Isn’t this the Henry Higgins school of thought? OK, maybe it’s progressed a bit. In a preface to Pygmalion, Shaw makes no secret of the fact that he believes that there is one way to speak English and all other ways are wrong: “The English have no respect for their language, and will not teach their children to speak it. They spell it so abominably that no man can teach himself what it sounds like.” ( Delpit, on the other hand, respects the language her students come to school with and uses it to teach them, or make available to them, alternate forms of speech including that of the dominant culture.  But the end appears to be the same; only a certain form of English is acceptable to those who hold the keys to power and success. Learn to use this language and you will get ahead. Shaw may simply have seen that as learning to speak English correctly, while Delpit sees it as using an accepted form.

But if everyone learns to speak and write like those in the dominant culture while maintaining their “home” languages, what is gained and what is lost? Aren’t we still accepting the “systemic form of inequality” inherent in the language we speak? (Andersen and Hill Collins p. 61)

Because language (or at least accent and dialect), in my view, is as much a systemic form of inequality  as race, class, and gender  as stated by by Margaret L. Andersen and Patricia Hill Collins in Systems of Power and Inequality published in Race, class, and gender: an anthology (p. 61)

If you don’t think so, try this: would Americans have elected to the presidency a man or woman who said: “Donch y’all be axin’ what yo’ country can do fo’ you. Ax what y’all can do fo’ yo’ country.”? Would such a saying have become famous and quoted 50 years after it was said? Would anyone who speaks like that even be elected to minor public office? Would they be promoted to higher levels of management?

The Canadian Charter of Rights and Freedoms states:

15. (1) Every individual is equal before and under the law and has the right to the equal protection and equal benefit of the law without discrimination and, in particular, without discrimination based on race, national or ethnic origin, colour, religion, sex, age or mental or physical disability.
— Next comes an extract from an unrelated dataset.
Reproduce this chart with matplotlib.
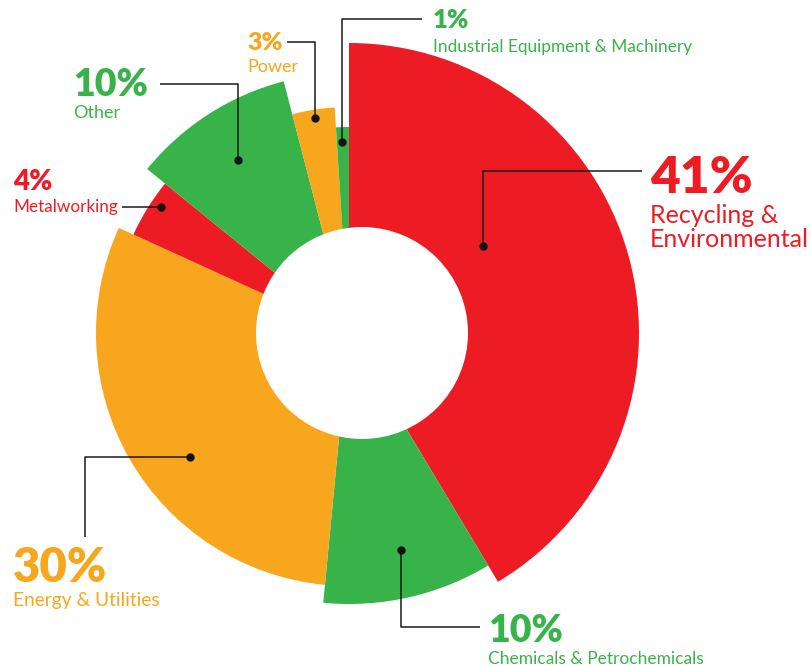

It goes on to say that such discrimination is allowed where it is intended to improve the “conditions of disadvantaged individuals or groups including those that are disadvantaged because of race, national or ethnic origin, colour, religion, sex, age or mental or physical disability.

Note that while “national and ethnic origin” is present in the legislation, language is not. And, I wager, it never will be. Why? Because, as Shaw so aptly demonstrated almost 100 years ago, language can be learned. But there are two problems with this. One is pointed out by Shaw himself when he has Liza tell Higgins:  “You told me, you know, that when a child is brought to a foreign country, it picks up the language in a few weeks, and forgets its own. Well, I am a child in your country. I have forgotten my own language, and can speak nothing but yours.”

How long will it be before students who have mastered “standard” English forget their home languages? What is their perception of those who have not mastered the switch? Do they in turn become part of the dominant culture by virtue of their language? Is this a good thing?

The other problem is that the dominant culture gets to change what counts as “standard” English without warning. One who is new to the group, risks betraying their origins if they fail to keep up with the new lingo. So, not only is language a systemic form of inequality, it is one that is constantly being tailored to keep people out of the dominant group.

Disagree? Try this fun quiz. The following is a list of financial terms from the Federal Reserve Bank of Boston. Jot down your best-guess definition. Then go to the Glossary of Financial Crisis Terms  on the bank’s website to see how well you did.

  • Asset-backed commercial paper
  • CDO squared
  • derivative
  • hedge fund
  • haircut
  • liar loan
  • moral hazard
  • repo
  • special purpose vehicles
  • tranche

As an added bonus, once you checked the definition, how easy was it to understand?